§ **GIVEN PROBLEM**
Any picture among the records should be left out, please; retype the rest exactly.
** Start of MATERIAL SUPPLIED **
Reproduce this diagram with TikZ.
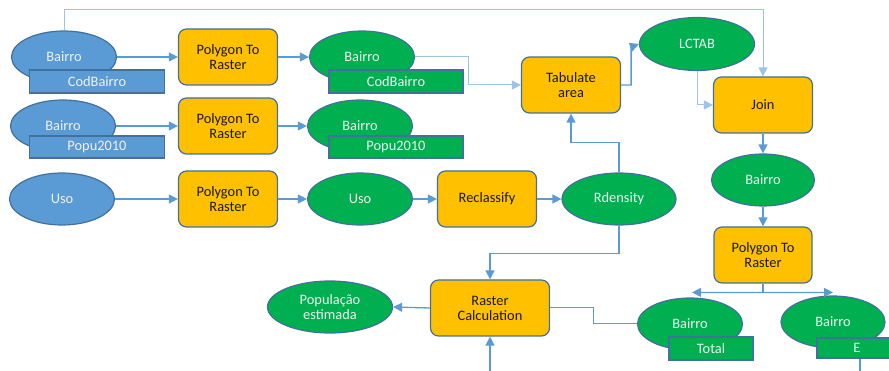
\documentclass[tikz,border=0pt]{standalone}
\usepackage{fontspec}
\setmainfont{Carlito}
\usetikzlibrary{shapes.geometric,arrows.meta}

\definecolor{bluefill}{HTML}{5B9BD5}
\definecolor{greenfill}{HTML}{00B050}
\definecolor{goldfill}{HTML}{FFC000}
\definecolor{edge}{HTML}{41719C}
\definecolor{wire}{HTML}{5B9BD5}
\definecolor{lightwire}{HTML}{9DC3E6}

\tikzset{
  txt/.style={font=\fontsize{14.4}{15}\selectfont},
  data/.style={txt, ellipse, draw=edge, line width=1.2pt, inner sep=0pt,
    minimum width=105pt, minimum height=52pt, text=white!94!black, align=center},
  blue data/.style={data, fill=bluefill},
  green data/.style={data, fill=greenfill},
  tool/.style={txt, rectangle, rounded corners=8pt, draw=edge, fill=goldfill,
    line width=1.2pt, minimum width=99pt, minimum height=56pt, inner sep=0pt,
    align=center, text=black!90},
  field/.style={txt, rectangle, draw=edge, line width=1.2pt, minimum height=23pt,
    inner sep=0pt, text=white!94!black},
  flow/.style={draw=wire, line width=1.3pt, -{Triangle[length=9pt,width=9pt]}},
  thin flow/.style={flow, draw=lightwire, line width=1pt},
}

\begin{document}
\begin{tikzpicture}[x=1pt, y=-1pt]
        \clip (0,0) rectangle (889,371);

        % input layers
        \node[blue data] (bairroA) at (64,57) {Bairro};
        \node[field, fill=bluefill, minimum width=135pt] (codA) at (97,81.5) {CodBairro};
        \node[blue data] (bairroB) at (63,126) {Bairro};
        \node[field, fill=bluefill, minimum width=135pt, minimum height=22pt] (popA) at (97,147) {Popu2010};
        \node[blue data] (usoA) at (62,199) {Uso};

        % first conversion step
        \node[tool] (ptrA) at (228,57) {Polygon To\\Raster};
        \node[tool] (ptrB) at (228,126) {Polygon To\\Raster};
        \node[tool] (ptrC) at (228,199) {Polygon To\\Raster};

        \node[green data] (bairroC) at (362,57) {Bairro};
        \node[field, fill=greenfill, minimum width=134pt] (codB) at (396,81.5) {CodBairro};
        \node[green data] (bairroD) at (360,126) {Bairro};
        \node[field, fill=greenfill, minimum width=134pt, minimum height=22pt] (popB) at (396,147) {Popu2010};
        \node[green data] (usoB) at (360,199) {Uso};

        \node[tool] (recl) at (487,199) {Reclassify};
        \node[green data, minimum width=114pt] (rdens) at (619,199) {Rdensity};
        \node[tool] (tab) at (571,85) {Tabulate\\area};
        \node[green data, minimum width=115pt, minimum height=53pt] (lctab) at (697,44) {LCTAB};
        \node[tool] (join) at (763,105) {Join};
        \node[green data, minimum width=103pt] (bairroE) at (763,180) {Bairro};
        \node[tool, minimum width=98pt] (ptrD) at (763,255) {Polygon To\\Raster};

        \node[green data] (bairroT) at (690,324) {Bairro};
        \node[field, fill=greenfill, minimum width=84pt] (total) at (711,348.5) {Total};
        \node[green data, minimum width=104pt] (bairroF) at (833,322) {Bairro};
        \node[field, fill=greenfill, minimum width=80pt, minimum height=20pt] (fieldE) at (857,348) {E};

        \node[tool, minimum width=119pt] (rcalc) at (490,308) {Raster\\Calculation};
        \node[green data, minimum width=125pt] (popEst) at (330,307) {População\\estimada};

        % connectors
        \draw[thin flow] (bairroA.north) -- (bairroA.north |- 0,10) -| (join.north);
        \draw[flow] (bairroA.east) -- (ptrA.west);
        \draw[flow] (ptrA.east) -- (bairroC.west);
        \draw[flow] (bairroB.east) -- (ptrB.west);
        \draw[flow] (ptrB.east) -- (bairroD.west);
        \draw[flow] (usoA.east) -- (ptrC.west);
        \draw[flow] (ptrC.east) -- (usoB.west);
        \draw[flow] (usoB.east) -- (recl.west);
        \draw[flow] (recl.east) -- (rdens.west);

        \draw[thin flow] (bairroC.east) -- ++(53,0) |- (tab.west);
        \draw[flow] (rdens.north) -- ++(0,-30) -| (tab.south);
        \draw[flow] (tab.east) -- ++(10,0) -- ++(0,-38) -- (lctab.west);
        \draw[thin flow] (lctab.south) |- (join.west);
        \draw[flow] (join.south) -- (bairroE.north);
        \draw[flow] (bairroE.south) -- (ptrD.north);

        % split below the last conversion
        \coordinate (split) at ([yshift=-9pt]ptrD.south);
        \draw[draw=wire, line width=1.3pt] (ptrD.south) -- (split);
        \draw[flow] (split) -- ([xshift=2pt,yshift=5pt]bairroT.north);
        \draw[flow] (split) -- ([yshift=3pt]bairroF.north);

        \draw[flow] (rdens.south) -- ++(0,28) -| (rcalc.north);
        \draw[flow] (rcalc.west) -- (popEst.east);
        \draw[draw=wire, line width=1pt] (bairroT.west) -- ++(-43,0) |- (rcalc.east);
        \draw[flow] ([xshift=3pt]fieldE.south) -- ++(0,40) -| (rcalc.south);
    \end{tikzpicture}
\end{document}
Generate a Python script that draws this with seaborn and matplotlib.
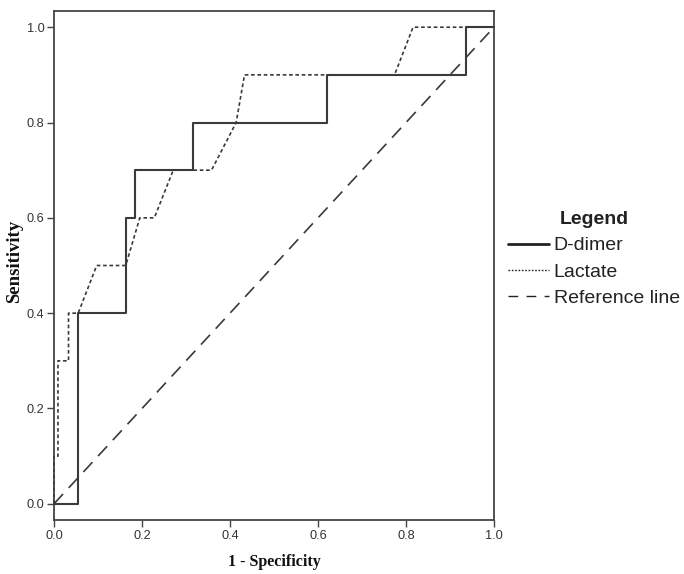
** End of MATERIAL SUPPLIED **
§ **CORRECT RESPONSE**
Reproduce this diagram with TikZ.
\documentclass[tikz,border=0pt]{standalone}
\usepackage{fontspec}
\setmainfont{Carlito}
\usetikzlibrary{shapes.geometric,arrows.meta}

\definecolor{bluefill}{HTML}{5B9BD5}
\definecolor{greenfill}{HTML}{00B050}
\definecolor{goldfill}{HTML}{FFC000}
\definecolor{edge}{HTML}{41719C}
\definecolor{wire}{HTML}{5B9BD5}
\definecolor{lightwire}{HTML}{9DC3E6}

\tikzset{
  txt/.style={font=\fontsize{14.4}{15}\selectfont},
  data/.style={txt, ellipse, draw=edge, line width=1.2pt, inner sep=0pt,
    minimum width=105pt, minimum height=52pt, text=white!94!black, align=center},
  blue data/.style={data, fill=bluefill},
  green data/.style={data, fill=greenfill},
  tool/.style={txt, rectangle, rounded corners=8pt, draw=edge, fill=goldfill,
    line width=1.2pt, minimum width=99pt, minimum height=56pt, inner sep=0pt,
    align=center, text=black!90},
  field/.style={txt, rectangle, draw=edge, line width=1.2pt, minimum height=23pt,
    inner sep=0pt, text=white!94!black},
  flow/.style={draw=wire, line width=1.3pt, -{Triangle[length=9pt,width=9pt]}},
  thin flow/.style={flow, draw=lightwire, line width=1pt},
}

\begin{document}
\begin{tikzpicture}[x=1pt, y=-1pt]
        \clip (0,0) rectangle (889,371);

        % input layers
        \node[blue data] (bairroA) at (64,57) {Bairro};
        \node[field, fill=bluefill, minimum width=135pt] (codA) at (97,81.5) {CodBairro};
        \node[blue data] (bairroB) at (63,126) {Bairro};
        \node[field, fill=bluefill, minimum width=135pt, minimum height=22pt] (popA) at (97,147) {Popu2010};
        \node[blue data] (usoA) at (62,199) {Uso};

        % first conversion step
        \node[tool] (ptrA) at (228,57) {Polygon To\\Raster};
        \node[tool] (ptrB) at (228,126) {Polygon To\\Raster};
        \node[tool] (ptrC) at (228,199) {Polygon To\\Raster};

        \node[green data] (bairroC) at (362,57) {Bairro};
        \node[field, fill=greenfill, minimum width=134pt] (codB) at (396,81.5) {CodBairro};
        \node[green data] (bairroD) at (360,126) {Bairro};
        \node[field, fill=greenfill, minimum width=134pt, minimum height=22pt] (popB) at (396,147) {Popu2010};
        \node[green data] (usoB) at (360,199) {Uso};

        \node[tool] (recl) at (487,199) {Reclassify};
        \node[green data, minimum width=114pt] (rdens) at (619,199) {Rdensity};
        \node[tool] (tab) at (571,85) {Tabulate\\area};
        \node[green data, minimum width=115pt, minimum height=53pt] (lctab) at (697,44) {LCTAB};
        \node[tool] (join) at (763,105) {Join};
        \node[green data, minimum width=103pt] (bairroE) at (763,180) {Bairro};
        \node[tool, minimum width=98pt] (ptrD) at (763,255) {Polygon To\\Raster};

        \node[green data] (bairroT) at (690,324) {Bairro};
        \node[field, fill=greenfill, minimum width=84pt] (total) at (711,348.5) {Total};
        \node[green data, minimum width=104pt] (bairroF) at (833,322) {Bairro};
        \node[field, fill=greenfill, minimum width=80pt, minimum height=20pt] (fieldE) at (857,348) {E};

        \node[tool, minimum width=119pt] (rcalc) at (490,308) {Raster\\Calculation};
        \node[green data, minimum width=125pt] (popEst) at (330,307) {População\\estimada};

        % connectors
        \draw[thin flow] (bairroA.north) -- (bairroA.north |- 0,10) -| (join.north);
        \draw[flow] (bairroA.east) -- (ptrA.west);
        \draw[flow] (ptrA.east) -- (bairroC.west);
        \draw[flow] (bairroB.east) -- (ptrB.west);
        \draw[flow] (ptrB.east) -- (bairroD.west);
        \draw[flow] (usoA.east) -- (ptrC.west);
        \draw[flow] (ptrC.east) -- (usoB.west);
        \draw[flow] (usoB.east) -- (recl.west);
        \draw[flow] (recl.east) -- (rdens.west);

        \draw[thin flow] (bairroC.east) -- ++(53,0) |- (tab.west);
        \draw[flow] (rdens.north) -- ++(0,-30) -| (tab.south);
        \draw[flow] (tab.east) -- ++(10,0) -- ++(0,-38) -- (lctab.west);
        \draw[thin flow] (lctab.south) |- (join.west);
        \draw[flow] (join.south) -- (bairroE.north);
        \draw[flow] (bairroE.south) -- (ptrD.north);

        % split below the last conversion
        \coordinate (split) at ([yshift=-9pt]ptrD.south);
        \draw[draw=wire, line width=1.3pt] (ptrD.south) -- (split);
        \draw[flow] (split) -- ([xshift=2pt,yshift=5pt]bairroT.north);
        \draw[flow] (split) -- ([yshift=3pt]bairroF.north);

        \draw[flow] (rdens.south) -- ++(0,28) -| (rcalc.north);
        \draw[flow] (rcalc.west) -- (popEst.east);
        \draw[draw=wire, line width=1pt] (bairroT.west) -- ++(-43,0) |- (rcalc.east);
        \draw[flow] ([xshift=3pt]fieldE.south) -- ++(0,40) -| (rcalc.south);
    \end{tikzpicture}
\end{document}
Generate a Python script that draws this with seaborn and matplotlib.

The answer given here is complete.